Tadeusz J. (full name and identity unknown), an alleged Russian sleeper agent operating in Poland, was not so lucky. He was arrested in February or March of 2009, after a six-month surveillance operation by Poland’s Internal Security Agency (ABW). The significance of his capture may be noted by the fact that Polish prosecutors did not reveal it to anyone other than Poland’s President and Prime Minister until January of 2010. Polish media reports suggest that the alleged Russian operative, a fluent Polish speaker who had lived in Poland for at least decade prior to his arrest, did not appear to be in contact with the Russian embassy in Warsaw, and was instead handled directly by the Russian Defense Ministry’s Main Intelligence Directory (GRU). His arrest may thus be linked with the surprise dismissal of the GRU’s Director, General Valentin Korabelnikov, in April of 2009.

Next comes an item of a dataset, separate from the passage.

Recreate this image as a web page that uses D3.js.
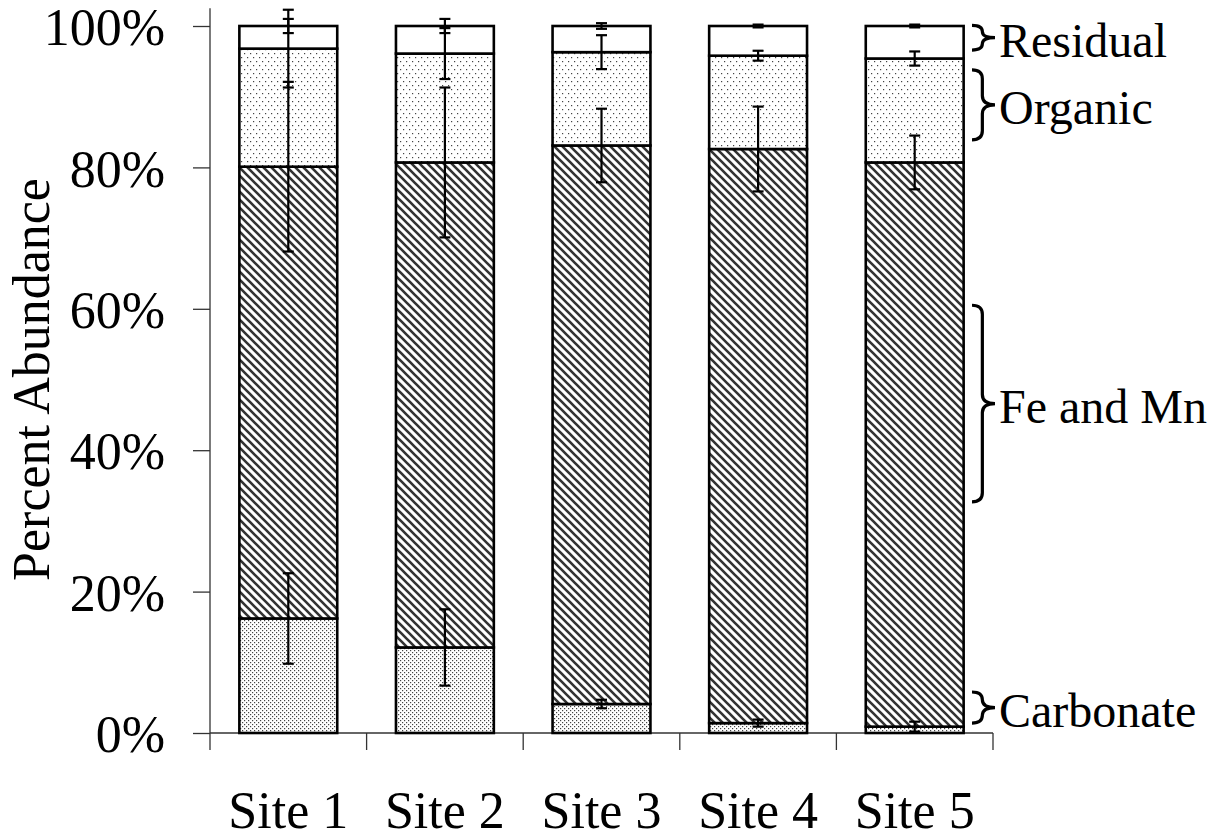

The closed-door trial of Tadeusz J., which began in October, featured charges of possessing “cutting edge” signaling and encryption devices and obtaining classified information on the Polish military through his patronage of elite Polish hunting clubs, whose members included several Polish military officials. Earlier this month, he was jailed for three years, prompting no comment from Moscow or indeed Warsaw. But intelligence observers in Poland and elsewhere have little difficulty in seeing this case as representative of Russia’s broader intelligence redeployment in the former Soviet sphere of influence. This redeployment may include the suspected defection of Stefan Zielonka, a senior signals intelligence officer with Poland’s Military Intelligence Services, who disappeared without trace in early May of 2009. Several Polish and Russian newspapers have alleged that Zielonka, who is said to have extensive knowledge of Polish undercover intelligence networks operating overseas, was in fact recruited by the GRU.
None of the above should astonish serious students of intelligence or diplomacy. On the contrary, there is no strategic reason to expect that Russia would voluntarily choose to relinquish its control of Eastern Europe, so long as a rearmed and unified Germany belongs to a US-led military alliance. The continual eastward expansion of NATO —which, again, is strategically unsurprising— will logically continue to be met with Russian resistance in the political, economic, diplomatic and intelligence fields. The resurgence of Russian espionage in Eastern Europe is thus both predictable and coherent. In the words of Russian military analyst Aleksandr Golts, Russian intelligence planners are using Moscow’s decades-old strong ties with countries of the former Eastern Bloc as a gateway into NATO and the European Union, which many of these former Soviet allies have now joined: “getting into the Czech Republic or Bulgaria is a lot easier than Britain or Belgium”, he says.
If Golts is correct, it can be safely predicted that 2011 will be a busy year for European and American counterintelligence agencies.